The CNX Nifty is currently trading at 12296.25, down by 56.10 points or 0.45% after trading in a range of 12277.20 and 12430.50. There were 15 stocks advancing against 35 stocks declining on the index.

The top gainers on Nifty were Bharti Infratel up by 3.99%, Power Grid up by 3.62%, ICICI Bank up by 1.61%, Asian Paints up by 1.51% and BPCL was up by 1.47%. On the flip side, Indian Oil Corp down by 3.75%, Zee Entertainment down by 3.25%, Adani Ports &SEZ down by 2.19%, TCS down by 2.03% and Reliance Industries was down by 1.81% were the top losers.

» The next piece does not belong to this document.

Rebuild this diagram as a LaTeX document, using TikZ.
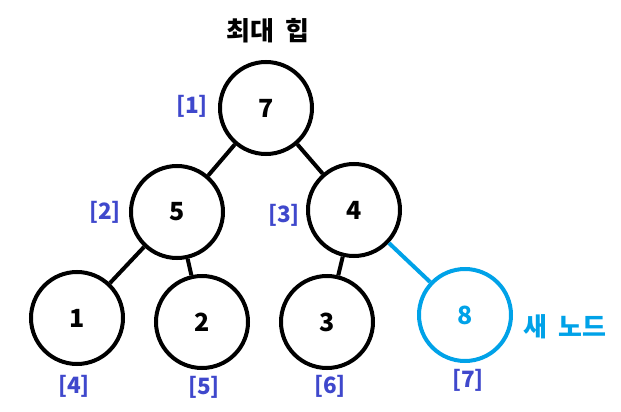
\documentclass[tikz,border=0pt]{standalone}
\usepackage{fontspec}
\setmainfont{Noto Sans CJK KR}
\usepackage{xcolor}
\definecolor{paintblue}{HTML}{3F48CC}
\definecolor{paintcyan}{HTML}{00A2E8}

\begin{document}
\begin{tikzpicture}[x=1pt,y=-1pt,
    heapnode/.style={circle, draw, line width=4pt, minimum size=92pt, inner sep=0pt,
        font=\fontsize{25}{25}\selectfont\bfseries},
    newnode/.style={heapnode, draw=paintcyan, text=paintcyan},
    idx/.style={text=paintblue, font=\fontsize{22.5}{22.5}\selectfont\bfseries},
    link/.style={line width=4pt}]
    \useasboundingbox (0,0) rectangle (621,412);

    % Judul
    \node (title) at (268,31) {\fontsize{26}{26}\selectfont\bfseries 최대\hspace{11pt}힙};

    % Simpul heap
    \node[heapnode] (n7) at (266,108) {7};
    \node[heapnode] (n5) at (177,212) {5};
    \node[heapnode] (n4) at (354,210) {4};
    \node[heapnode] (n1) at (77,318) {1};
    \node[heapnode] (n2) at (202,322) {2};
    \node[heapnode] (n3) at (327,322) {3};
    \node[newnode]  (n8) at (465,315) {8};

    % Indeks
    \node[idx] (i1) at (192,106) {[1]};
    \node[idx] (i2) at (105,212) {[2]};
    \node[idx] (i3) at (284,215) {[3]};
    \node[idx] (i4) at (74,386) {[4]};
    \node[idx] (i5) at (204,387) {[5]};
    \node[idx] (i6) at (330,386) {[6]};
    \node[idx] (i7) at (468,380) {[7]};

    % Label simpul baru
    \node[text=paintcyan, font=\fontsize{26}{26}\selectfont\bfseries] (newlabel) at (565,327) {새\hspace{11pt}노드};

    % Sisi
    \draw[link] (n7) -- (n5);
    \draw[link] (n7) -- (n4);
    \draw[link] (n5) -- (n1);
    \draw[link] (n5) -- (n2);
    \draw[link] (n4) -- (n3);
    \draw[link, paintcyan] (n4) -- (n8);
\end{tikzpicture}
\end{document}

Asian markets were trading mixed; Nikkei 225 surged 42.25 points or 0.18% to 24,083.51, Taiwan Weighted strengthened 28.42 points or 0.24% to 12,118.71, Shanghai Composite gained 14.93 points or 0.49% to 3,090.43 and KOSPI was up by 12.07 points or 0.54% to 2,262.64.

On the flip side, Straits Times trembled 7.21 points or 0.22% to 3,273.82, Jakarta Composite lost 32.03 points or 0.51% to 6,259.63 and Hang Seng was down by 161.42 points or 0.56% to 28,895.00.